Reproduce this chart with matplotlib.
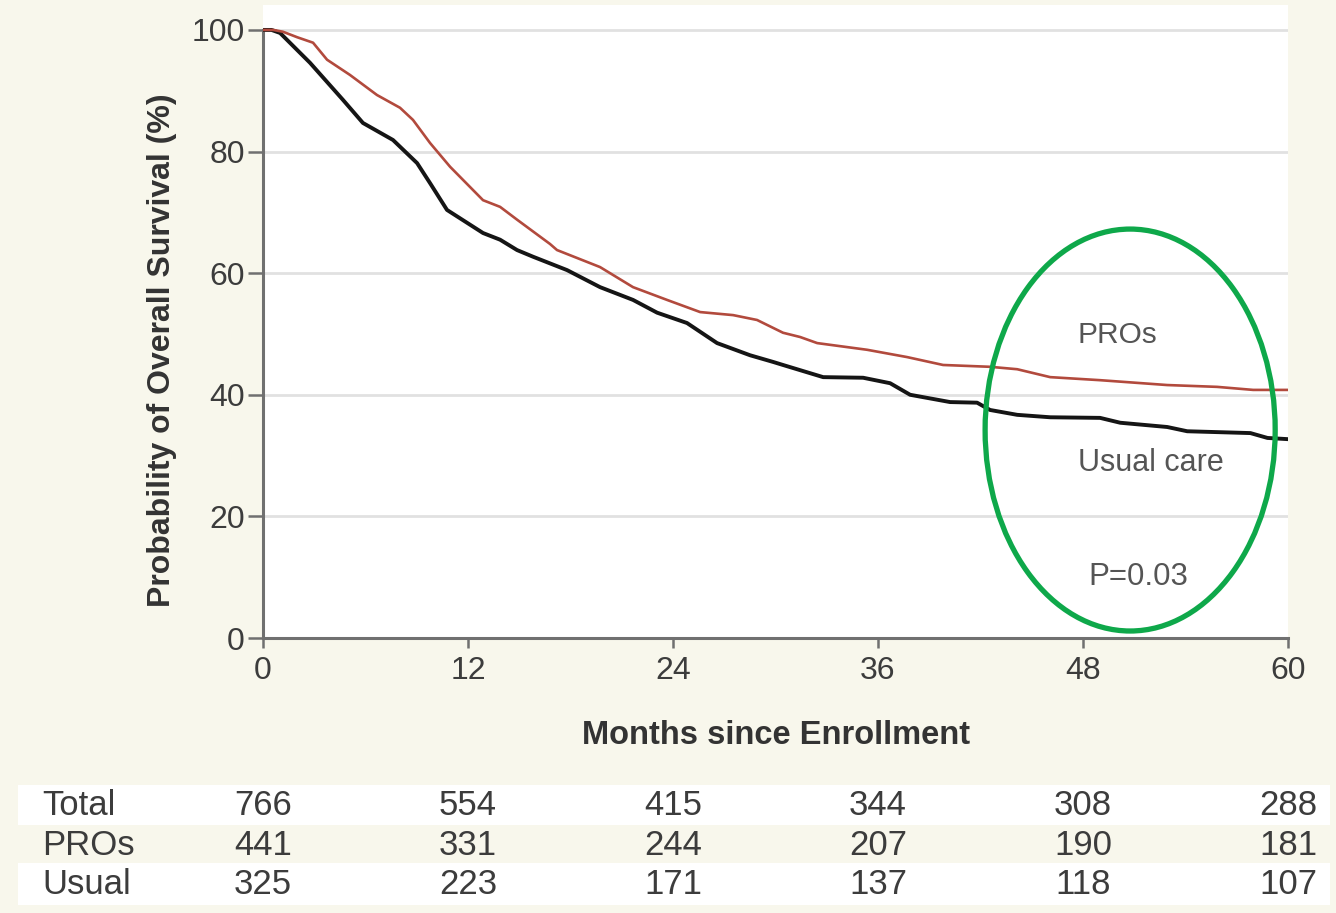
import matplotlib
matplotlib.use('Agg')
import matplotlib.pyplot as plt
from matplotlib import font_manager
from matplotlib.patches import Ellipse, Rectangle
from matplotlib.transforms import blended_transform_factory

# survival curves (months, % surviving)
pros_months = [0, 0.6, 1.17, 2.0, 2.93, 3.75, 5.09, 6.67, 8.02, 8.78, 9.78, 10.95, 12.88,
               13.88, 14.87, 16.8, 17.21, 19.73, 21.66, 23.65, 25.59, 27.52, 28.92, 30.44,
               31.44, 32.44, 35.36, 37.7, 39.81, 42.56, 44.15, 46.08, 49.0, 52.93, 55.85,
               57.96, 60]
pros_surv = [100, 100, 99.7, 98.8, 97.9, 95.1, 92.6, 89.3, 87.2, 85.2, 81.4, 77.5, 72.0,
             70.9, 68.8, 64.8, 63.8, 61.0, 57.7, 55.6, 53.6, 53.1, 52.3, 50.2,
             49.5, 48.5, 47.4, 46.2, 44.9, 44.6, 44.2, 42.9, 42.4, 41.6, 41.3,
             40.8, 40.8]

usual_months = [0, 0.5, 1.0, 2.75, 4.68, 5.85, 7.61, 9.02, 9.78, 10.77, 12.88, 13.88,
                14.87, 15.81, 17.8, 19.73, 21.66, 23.07, 24.82, 26.58, 28.51, 29.86, 30.44,
                32.79, 35.13, 36.71, 37.88, 40.22, 41.8, 42.56, 44.15, 46.08, 49.0, 50.18,
                52.93, 54.1, 57.8, 58.8, 60]
usual_surv = [100, 100, 99.5, 94.6, 88.5, 84.7, 81.9, 78.1, 74.8, 70.4, 66.6, 65.5,
              63.8, 62.7, 60.5, 57.7, 55.6, 53.5, 51.8, 48.5, 46.5, 45.4, 44.9,
              42.9, 42.8, 41.9, 40.0, 38.8, 38.7, 37.5, 36.7, 36.3, 36.2, 35.4,
              34.7, 34.0, 33.7, 32.9, 32.7]

x_ticks = [0, 12, 24, 36, 48, 60]
y_ticks = [0, 20, 40, 60, 80, 100]

# numbers at risk
risk_labels = ['Total', 'PROs', 'Usual']
risk_total = [766, 554, 415, 344, 308, 288]
risk_pros = [441, 331, 244, 207, 190, 181]
risk_usual = [325, 223, 171, 137, 118, 107]

cream = '#f8f7ec'
plt.rcParams['font.family'] = ['Liberation Sans', 'DejaVu Sans']
names = {f.name for f in font_manager.fontManager.ttflist}
narrow = 'Liberation Sans Narrow' if 'Liberation Sans Narrow' in names else 'Liberation Sans'

W, H = 1336, 913
fig = plt.figure(figsize=(W / 100, H / 100), dpi=100, facecolor=cream)
ax = fig.add_axes([263 / W, 1 - 638 / H, 1025 / W, 633 / H])
ax.set_facecolor('white')

for y in y_ticks[1:]:
    ax.axhline(y, color='#e1e1e1', lw=2, zorder=1)

ax.plot(usual_months, usual_surv, color='#151515', lw=2.8, zorder=3, solid_joinstyle='round')
ax.plot(pros_months, pros_surv, color='#b24a3d', lw=1.9, zorder=4, solid_joinstyle='round')

ax.set_xlim(0, 60)
ax.set_ylim(0, 104.1)
ax.set_xticks(x_ticks)
ax.set_yticks(y_ticks)
for s in ['top', 'right']:
    ax.spines[s].set_visible(False)
for s in ['left', 'bottom']:
    ax.spines[s].set_color('#707070')
    ax.spines[s].set_linewidth(2.2)
ax.spines['left'].set_bounds(0, 100)
ax.tick_params(axis='x', direction='out', length=7, width=1.8, color='#707070',
               pad=6, labelsize=23, labelcolor='#3c3c3c')
ax.tick_params(axis='y', direction='out', length=11, width=1.8, color='#707070',
               pad=2, labelsize=23, labelcolor='#3c3c3c')

# labels inside the plot
ax.text(47.7, 49.8, 'PROs', fontsize=21.5, color='#555555', va='center', ha='left')
ax.text(47.7, 28.8, 'Usual care', fontsize=22, color='#555555', va='center', ha='left')
ax.text(48.3, 10.0, 'P=0.03', fontsize=22.5, color='#555555', va='center', ha='left')

ax.add_patch(Ellipse((50.76, 34.2), 16.98, 66.1, fill=False, edgecolor='#0ea84a',
                     lw=3.8, zorder=6, clip_on=False))

fig.text(162 / W, 1 - 350 / H, 'Probability of Overall Survival (%)', rotation=90,
         ha='center', va='center', fontsize=23, fontweight='bold', color='#333333')
fig.text(776 / W, 1 - 735 / H, 'Months since Enrollment', ha='center', va='center',
         fontsize=23.5, fontweight='bold', color='#333333')

# at-risk table
for y0, y1 in [(785, 825), (863, 905)]:
    fig.patches.append(Rectangle((18 / W, 1 - y1 / H), 1312 / W, (y1 - y0) / H,
                                 transform=fig.transFigure, facecolor='white',
                                 edgecolor='none', zorder=-1))

trans = blended_transform_factory(ax.transData, fig.transFigure)
row_y = [805, 845, 884]
for lab, vals, yy in zip(risk_labels, [risk_total, risk_pros, risk_usual], row_y):
    fig.text(42 / W, 1 - yy / H, lab, ha='left', va='center', fontsize=25,
             family=narrow, color='#3c3c3c')
    for m, v in zip(x_ticks, vals):
        fig.text(m, 1 - yy / H, str(v), transform=trans, ha='center', va='center',
                 fontsize=25, family=narrow, color='#3c3c3c')

fig.savefig('out.png', dpi=100, facecolor=cream)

What the task requires
Repeat the lines above, starting at the first and stopping after the line that holds "from matplotlib.transforms import", with the pictures left out.

Output of the exercise
Reproduce this chart with matplotlib.
import matplotlib
matplotlib.use('Agg')
import matplotlib.pyplot as plt
from matplotlib import font_manager
from matplotlib.patches import Ellipse, Rectangle
from matplotlib.transforms import blended_transform_factory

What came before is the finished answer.